YPG/YPJ bayrakları gerekçe yapılarak Bavyera Eyaleti’nde başlatılan soruşturmalar, gerçekleşen ev baskınları ve yargılamaların Almanya’da pek sevindirmediğini ifade eden ülkenin tanınmış avukatlarından Wächtler son olarak değerlendirmeyi yaptı: “Bu soruşturmalar ve verilen cezalar karşısında sevinen tek bir isim var, o da Suriye’de Kürtlere yönelik askeri saldırılar gerçekleştiren Erdoğan.”

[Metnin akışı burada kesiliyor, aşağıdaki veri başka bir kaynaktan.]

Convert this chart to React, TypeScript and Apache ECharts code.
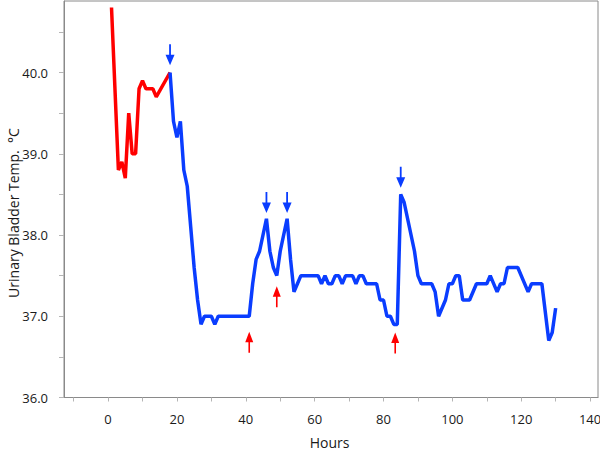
import React, { useEffect, useRef } from "react";
import * as echarts from "echarts";

// Red segment (before treatment)
const redHours = [1, 3, 4, 5, 6, 7, 8, 9, 10, 11, 13, 14, 18];
const redTemps = [40.8, 38.8, 38.9, 38.7, 39.5, 39.0, 39.0, 39.8, 39.9, 39.8, 39.8, 39.7, 40.0];

// Blue segment
const blueHours = [
  18, 19, 20, 21, 22, 23, 24, 25, 26, 27, 28, 30, 31, 32, 41, 42, 43, 44, 46, 47, 48, 49, 50,
  52, 53, 54, 55, 56, 61, 62, 63, 64, 65, 66, 67, 68, 69, 71, 72, 73, 74, 75, 78, 79, 80, 81,
  82, 83, 84, 85, 86, 89, 90, 91, 94, 95, 96, 98, 99, 100, 101, 102, 103, 105, 107, 110, 111,
  113, 114, 115, 116, 119, 122, 123, 126, 128, 129, 130,
];
const blueTemps = [
  40.0, 39.4, 39.2, 39.4, 38.8, 38.6, 38.1, 37.6, 37.2, 36.9, 37.0, 37.0, 36.9, 37.0, 37.0, 37.4,
  37.7, 37.8, 38.2, 37.8, 37.6, 37.5, 37.8, 38.2, 37.7, 37.3, 37.4, 37.5, 37.5, 37.4, 37.5, 37.4,
  37.4, 37.5, 37.5, 37.4, 37.5, 37.5, 37.4, 37.5, 37.5, 37.4, 37.4, 37.2, 37.2, 37.0, 37.0, 36.9,
  36.9, 38.5, 38.4, 37.8, 37.5, 37.4, 37.4, 37.3, 37.0, 37.2, 37.4, 37.4, 37.5, 37.5, 37.2, 37.2,
  37.4, 37.4, 37.5, 37.3, 37.4, 37.4, 37.6, 37.6, 37.3, 37.4, 37.4, 36.7, 36.8, 37.1,
];

// Arrow markers (center positions)
const blueArrowHours = [18, 46, 52, 85];
const blueArrowTemps = [40.22, 38.4, 38.4, 38.71];
const redArrowHours = [41, 49, 83.4];
const redArrowTemps = [36.68, 37.24, 36.67];

// Axis ticks / labels
const xTickValues = [-10, 0, 10, 20, 30, 40, 50, 60, 70, 80, 90, 100, 110, 120, 130, 140];
const xLabelValues = [0, 20, 40, 60, 80, 100, 120, 140];
const yTickValues = [36, 36.5, 37, 37.5, 38, 38.5, 39, 39.5, 40, 40.5];
const yLabelValues = [36, 37, 38, 39, 40];

const RED = "#ff0000";
const BLUE = "#0a3dff";
const FONT = "Open Sans";

const downArrow = "path://M4,0 L6,0 L6,11 L10,11 L5,22 L0,11 L4,11 Z";
const upArrow = "path://M5,0 L10,11 L6,11 L6,22 L4,22 L4,11 L0,11 Z";

export default function App() {
  const ref = useRef<HTMLDivElement>(null);

  useEffect(() => {
    if (!ref.current) return;
    const chart = echarts.init(ref.current, null, { renderer: "svg" });
    chart.setOption({
      animation: false,
      backgroundColor: "#ffffff",
      grid: {
        left: 64,
        right: 2,
        top: 1,
        bottom: 54.5,
        show: true,
        borderColor: "#8a8a8a",
        borderWidth: 1,
        containLabel: false,
        outerBoundsMode: "none",
      },
      xAxis: {
        type: "value",
        min: -12.8,
        max: 142.3,
        splitLine: { show: false },
        axisLine: { show: true, onZero: false, lineStyle: { color: "#8a8a8a", width: 1 } },
        axisTick: {
          show: true,
          customValues: xTickValues,
          length: 4,
          lineStyle: { color: "#b5b5b5" },
        },
        axisLabel: {
          customValues: xLabelValues,
          margin: 15,
          color: "#1a1a1a",
          fontFamily: FONT,
          fontSize: 13,
        },
      },
      yAxis: {
        type: "value",
        min: 36,
        max: 40.88,
        splitLine: { show: false },
        axisLine: { show: true, onZero: false, lineStyle: { color: "#8a8a8a", width: 1 } },
        axisTick: {
          show: true,
          customValues: yTickValues,
          length: 5,
          lineStyle: { color: "#b5b5b5" },
        },
        axisLabel: {
          customValues: yLabelValues,
          margin: 16,
          color: "#1a1a1a",
          fontFamily: FONT,
          fontSize: 13,
          formatter: (v: number) => v.toFixed(1),
        },
      },
      graphic: [
        {
          type: "text",
          x: 13,
          y: 213,
          rotation: Math.PI / 2,
          style: {
            text: "Urinary Bladder Temp.  °C",
            fill: "#1a1a1a",
            font: `14px "${FONT}"`,
            textAlign: "center",
            textVerticalAlign: "middle",
          },
        },
        {
          type: "text",
          x: 329.5,
          y: 442,
          style: {
            text: "Hours",
            fill: "#1a1a1a",
            font: `14px "${FONT}"`,
            textAlign: "center",
            textVerticalAlign: "middle",
          },
        },
      ],
      series: [
        {
          type: "line",
          data: redHours.map((h, i) => [h, redTemps[i]]),
          showSymbol: false,
          lineStyle: { color: RED, width: 3.5 },
          z: 3,
        },
        {
          type: "line",
          data: blueHours.map((h, i) => [h, blueTemps[i]]),
          showSymbol: false,
          lineStyle: { color: BLUE, width: 3.5 },
          z: 3,
        },
        {
          type: "scatter",
          data: blueArrowHours.map((h, i) => [h, blueArrowTemps[i]]),
          symbol: downArrow,
          symbolSize: [9, 21],
          itemStyle: { color: BLUE, opacity: 1 },
          z: 4,
        },
        {
          type: "scatter",
          data: redArrowHours.map((h, i) => [h, redArrowTemps[i]]),
          symbol: upArrow,
          symbolSize: [8, 21],
          itemStyle: { color: RED, opacity: 1 },
          z: 4,
        },
      ],
    });
    return () => chart.dispose();
  }, []);

  return <div ref={ref} style={{ width: 600, height: 452, position: "absolute", left: 0, top: 0 }} />;
}
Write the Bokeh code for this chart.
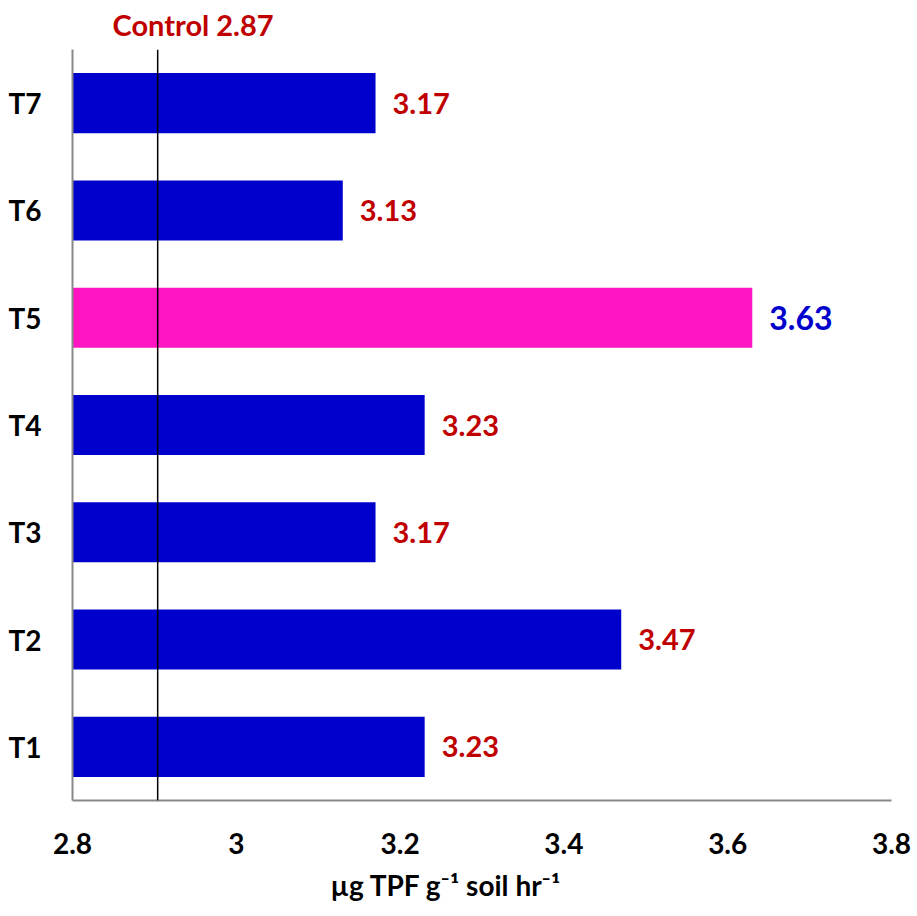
from bokeh.plotting import figure
from bokeh.models import FactorRange, Range1d, FixedTicker, Span, Title, ColumnDataSource
from bokeh.core.properties import value
from bokeh.embed import file_html
from bokeh.resources import INLINE

# ---- data ----
treatments = ["T1", "T2", "T3", "T4", "T5", "T6", "T7"]
values = [3.23, 3.47, 3.17, 3.23, 3.63, 3.13, 3.17]
value_labels = ["3.23", "3.47", "3.17", "3.23", "3.63", "3.13", "3.17"]
highlight = "T5"
control_value = 2.87
control_line_at = 2.904
x_ticks = [2.8, 3.0, 3.2, 3.4, 3.6, 3.8]
x_tick_labels = ["2.8", "3", "3.2", "3.4", "3.6", "3.8"]
x_title = "µg TPF g⁻¹ soil hr⁻¹"

FONT = "Lato"
BLUE = "#0000CC"
PINK = "#FF14C4"
RED = "#C00000"

bar_colors = [PINK if t == highlight else BLUE for t in treatments]
label_colors = [BLUE if t == highlight else RED for t in treatments]
label_sizes = ["32px" if t == highlight else "29px" for t in treatments]

src = ColumnDataSource(dict(t=treatments, v=values, lab=value_labels,
                            c=bar_colors, lc=label_colors, ls=label_sizes,
                            left=[2.8] * len(treatments)))

p = figure(width=917, height=916, output_backend="svg", toolbar_location=None,
           y_range=FactorRange(factors=treatments), x_range=Range1d(2.8, 3.8),
           min_border_left=72, min_border_right=26, min_border_top=49,
           min_border_bottom=116, outline_line_color=None)

p.title = Title(text="Control %.2f" % control_value, text_color=RED,
                text_font=FONT, text_font_size="29px", text_font_style="bold",
                align="left", vertical_align="top", offset=40, standoff=12)

p.hbar(y="t", left="left", right="v", height=0.56, fill_color="c",
       line_color=None, source=src)

p.text(x="v", y="t", text="lab", text_color="lc", text_font_size="ls",
       text_font=value(FONT), text_font_style="bold", text_baseline="middle",
       text_align="left", x_offset=17, source=src)

p.add_layout(Span(location=control_line_at, dimension="height",
                  line_color="black", line_width=1.5))

p.grid.visible = False

xa = p.xaxis[0]
xa.ticker = FixedTicker(ticks=x_ticks)
xa.major_label_overrides = {t: l for t, l in zip(x_ticks, x_tick_labels)}
xa.major_tick_line_color = None
xa.minor_tick_line_color = None
xa.axis_line_color = "#888888"
xa.axis_line_width = 2
xa.major_label_text_font = FONT
xa.major_label_text_font_style = "bold"
xa.major_label_text_font_size = "28px"
xa.major_label_text_color = "black"
xa.major_label_standoff = 26

p.add_layout(Title(text=x_title, text_color="black", text_font=FONT,
                   text_font_size="28px", text_font_style="bold",
                   align="left", offset=258, standoff=18), "below")

ya = p.yaxis[0]
ya.major_tick_line_color = None
ya.minor_tick_line_color = None
ya.axis_line_color = "#888888"
ya.axis_line_width = 2
ya.major_label_text_font = FONT
ya.major_label_text_font_style = "bold"
ya.major_label_text_font_size = "28px"
ya.major_label_text_color = "black"
ya.major_label_standoff = 25

open("out.html", "w").write(file_html(p, INLINE))
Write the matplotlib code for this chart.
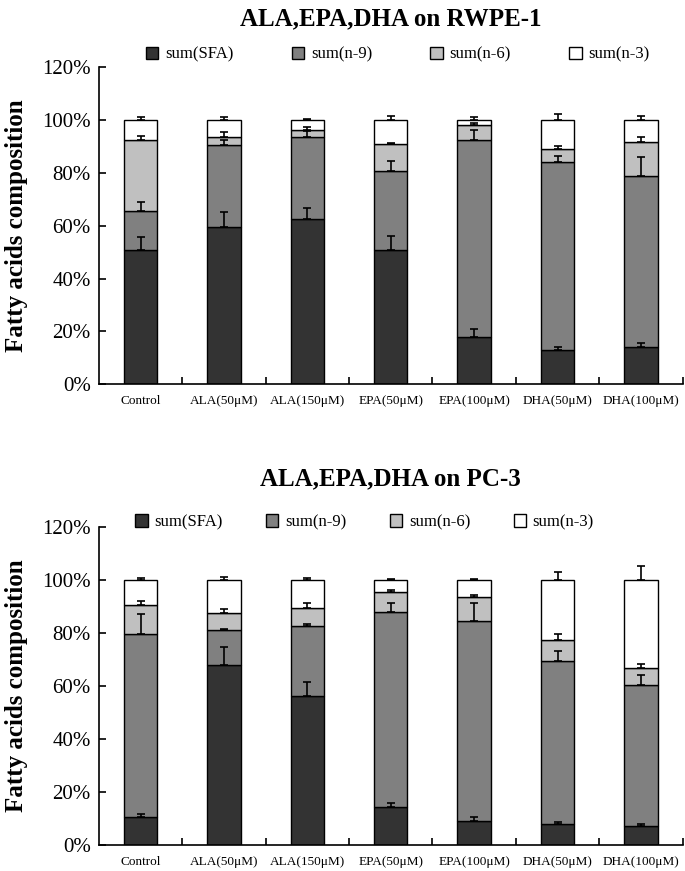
#!/usr/bin/env python
# -*- coding: utf-8 -*-
"""Fatty acid composition, stacked bars for RWPE-1 and PC-3."""

import numpy as np
import matplotlib as mpl; mpl.use('agg')
import matplotlib.pyplot as plt

# --- data (percent)
categories = ['Control', 'ALA(50μM)', 'ALA(150μM)', 'EPA(50μM)',
              'EPA(100μM)', 'DHA(50μM)', 'DHA(100μM)']
series = ['sum(SFA)', 'sum(n-9)', 'sum(n-6)', 'sum(n-3)']

# RWPE-1: segment heights
rwpe_sfa = [50.8, 59.4, 62.5, 50.8, 17.9, 13.0, 14.1]
rwpe_n9  = [14.8, 31.2, 31.0, 29.9, 74.5, 71.0, 64.6]
rwpe_n6  = [26.8,  3.0,  2.7, 10.2,  5.7,  5.1, 12.9]
rwpe_n3  = [ 7.6,  6.4,  3.8,  9.1,  1.9, 10.9,  8.4]
rwpe_err = [  # upper errors per series
    [5.1, 5.8, 4.2, 5.5, 2.9, 1.1, 1.7],
    [3.4, 1.8, 2.3, 3.8, 3.8, 2.4, 7.5],
    [1.7, 1.8, 1.1, 0.4, 0.8, 1.3, 2.1],
    [1.3, 1.3, 0.4, 1.6, 1.1, 2.5, 1.6],
]

# PC-3
pc3_sfa = [10.7, 68.1, 56.3, 14.4,  9.2,  7.9,  7.2]
pc3_n9  = [68.8, 13.1, 26.2, 73.7, 75.3, 61.5, 53.2]
pc3_n6  = [11.1,  6.5,  6.8,  7.3,  9.0,  8.0,  6.4]
pc3_n3  = [ 9.4, 12.3, 10.7,  4.6,  6.5, 22.6, 33.2]
pc3_err = [
    [1.1, 6.8, 5.4, 1.7, 1.3, 0.9, 0.7],
    [7.8, 0.3, 0.9, 3.1, 6.9, 4.0, 3.9],
    [1.4, 1.5, 2.1, 0.7, 1.0, 2.1, 1.6],
    [0.9, 1.3, 0.9, 0.3, 0.3, 2.9, 5.4],
]

colors = ['#333333', '#808080', '#c0c0c0', '#ffffff']

plt.rcParams['font.family'] = ['Liberation Serif', 'DejaVu Serif']


def draw_panel(ax, vals, errs, title, leg_xy, leg_colsp):
    x = np.arange(len(categories))
    bottom = np.zeros(len(categories))
    for name, v, e, c in zip(series, vals, errs, colors):
        v = np.asarray(v)
        ax.bar(x, v, 0.4, bottom=bottom, color=c, edgecolor='black',
               linewidth=1.0, label=name, zorder=2)
        top = bottom + v
        ax.errorbar(x, top, yerr=[np.zeros_like(top), e], fmt='none',
                    ecolor='black', elinewidth=1.2, capsize=3,
                    capthick=1.2, zorder=3)
        bottom = top

    ax.set_xlim(-0.5, len(categories) - 0.5)
    ax.set_ylim(0, 120)
    ax.set_yticks(np.arange(0, 121, 20))
    ax.set_yticklabels([f'{v}%' for v in range(0, 121, 20)], fontsize=15)
    ax.set_xticks(x)
    ax.set_xticklabels(categories, fontsize=9.5)
    ax.set_xticks(np.arange(0.5, len(categories), 1), minor=True)
    ax.tick_params(axis='x', which='major', length=0, pad=8)
    ax.tick_params(axis='x', which='minor', direction='in', length=5,
                   width=1.2)
    ax.tick_params(axis='y', direction='in', length=5, width=1.2, pad=6)
    for s in ['top', 'right']:
        ax.spines[s].set_visible(False)
    for s in ['left', 'bottom']:
        ax.spines[s].set_linewidth(1.2)
    ax.set_ylabel('Fatty acids composition', fontsize=18, fontweight='bold',
                  labelpad=10)
    ax.set_title(title, fontsize=18, fontweight='bold', pad=30)
    ax.legend(loc='center', bbox_to_anchor=leg_xy, ncol=4,
              frameon=False, fontsize=12, handlelength=0.75,
              handleheight=0.75, handletextpad=0.4, columnspacing=leg_colsp,
              borderaxespad=0, borderpad=0)


fig = plt.figure(figsize=(6.85, 8.71), dpi=100)
ax1 = fig.add_axes([0.1445, 0.5588, 0.852, 0.3638])
ax2 = fig.add_axes([0.1445, 0.0295, 0.852, 0.3654])

draw_panel(ax1, [rwpe_sfa, rwpe_n9, rwpe_n6, rwpe_n3], rwpe_err,
           'ALA,EPA,DHA on RWPE-1', (0.512, 1.041), 3.5)
draw_panel(ax2, [pc3_sfa, pc3_n9, pc3_n6, pc3_n3], pc3_err,
           'ALA,EPA,DHA on PC-3', (0.455, 1.015), 2.6)

fig.savefig('out.png', dpi=100)
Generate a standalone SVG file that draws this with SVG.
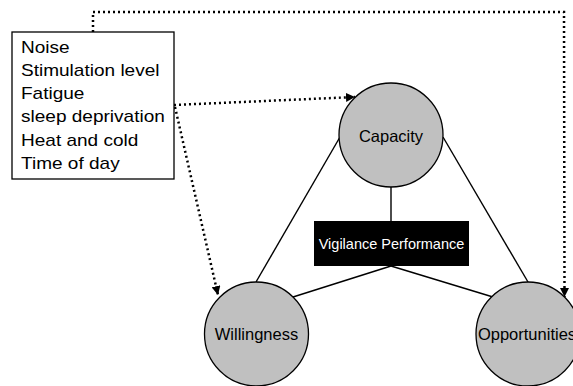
<svg xmlns="http://www.w3.org/2000/svg" width="573" height="386" viewBox="0 0 573 386">
<defs>
<marker id="ah" viewBox="0 0 10 10" refX="10" refY="5" markerWidth="9" markerHeight="9" markerUnits="userSpaceOnUse" orient="auto">
<path d="M0,0 L10,5 L0,10 z" fill="#000"/>
</marker>
<style>
.lbl{font-family:"Liberation Sans",Arial,sans-serif;fill:#000}
.circ{fill:#c0c0c0;stroke:#000;stroke-width:1.3}
.solid{stroke:#000;stroke-width:1.4;fill:none}
.dot{stroke:#000;stroke-width:2.5;fill:none;stroke-dasharray:2 3}
</style>
</defs>
<rect width="573" height="386" fill="#fff"/>
<g id="connectors">
<line class="solid" x1="340" y1="137" x2="256" y2="282"/>
<line class="solid" x1="443" y1="137" x2="528" y2="282"/>
<line class="solid" x1="391" y1="187" x2="391" y2="221"/>
<line class="solid" x1="391" y1="266" x2="293" y2="297"/>
<line class="solid" x1="391" y1="266" x2="493" y2="297"/>
<path class="dot" d="M93,32 L93,12 L564,12 L564.5,297" marker-end="url(#ah)"/>
<path class="dot" d="M174,105 L355,97" marker-end="url(#ah)"/>
<path class="dot" d="M175,107 L218,295" marker-end="url(#ah)"/>
</g>
<g id="factors">
<rect x="12" y="32" width="162" height="147" fill="#fff" stroke="#000" stroke-width="1.3"/>
<g transform="translate(21,0) scale(1.12,1)" class="lbl" font-size="17">
<text x="0" y="53">Noise</text>
<text x="0" y="76">Stimulation level</text>
<text x="0" y="99">Fatigue</text>
<text x="0" y="122">sleep deprivation</text>
<text x="0" y="146">Heat and cold</text>
<text x="0" y="169">Time of day</text>
</g>
</g>
<g id="capacity">
<circle class="circ" cx="391" cy="135" r="52"/>
<text class="lbl" x="391" y="142" font-size="16.5" text-anchor="middle">Capacity</text>
</g>
<g id="vigilance">
<rect x="314" y="221" width="155" height="45" fill="#000"/>
<text class="lbl" x="391.5" y="249" font-size="14.5" text-anchor="middle" style="fill:#fff">Vigilance Performance</text>
</g>
<g id="willingness">
<circle class="circ" cx="256.5" cy="334" r="52"/>
<text class="lbl" x="256.5" y="340" font-size="16.5" text-anchor="middle">Willingness</text>
</g>
<g id="opportunities">
<circle class="circ" cx="528" cy="334" r="52"/>
<text class="lbl" x="527" y="340" font-size="16.5" text-anchor="middle">Opportunities</text>
</g>
</svg>
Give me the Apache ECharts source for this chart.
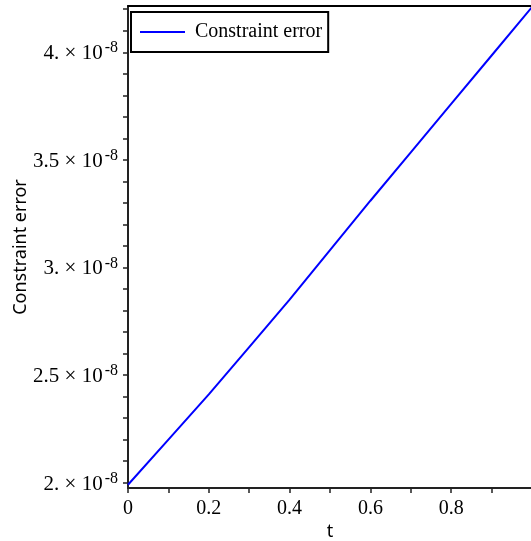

2 MART 2017 GENELGESİNDE NE VARDI?

DAİŞ gibi insanlık düşmanı vahşi bir terör örgütünü bitirip, dünyanın takdirini topladığı YPG ve YPJ’ye karşı Almanya’da İçişleri Bakanlığı 2 Mart 2017 günü 16 eyalete gönderdiği bir genelgeyle Batı Kürdistan’da örgütlü bu güçlerin güçlerin sembollerini yasaklamıştı. Bakanlık söz konusu bayraklarla PKK propagandası yapıldığı iddia ederken, genelgeyi sıkı şekilde uygulayan eyaletlerin başında Bavyera gelmişti.

Son olarak geçtiğimiz Mart ayında Münih’in tanınmış Alman barış savunucusu Claus Schreer, üzerinde Öcalan fotoğraflı “Öcalan’a özgürlük” afişi ile YPJ bayrağı açtığı gerekçesiyle günlüğü 40 Euro’dan olmak üzere 70 gün para cezasına çarpıttırılmıştı. Barış savunucusunu toplam 2800 Euro ödemeye mahkum eden Claus Schreer “Öcalan’a özgürlük demeye devam edeceğim” diye konuşmuştu.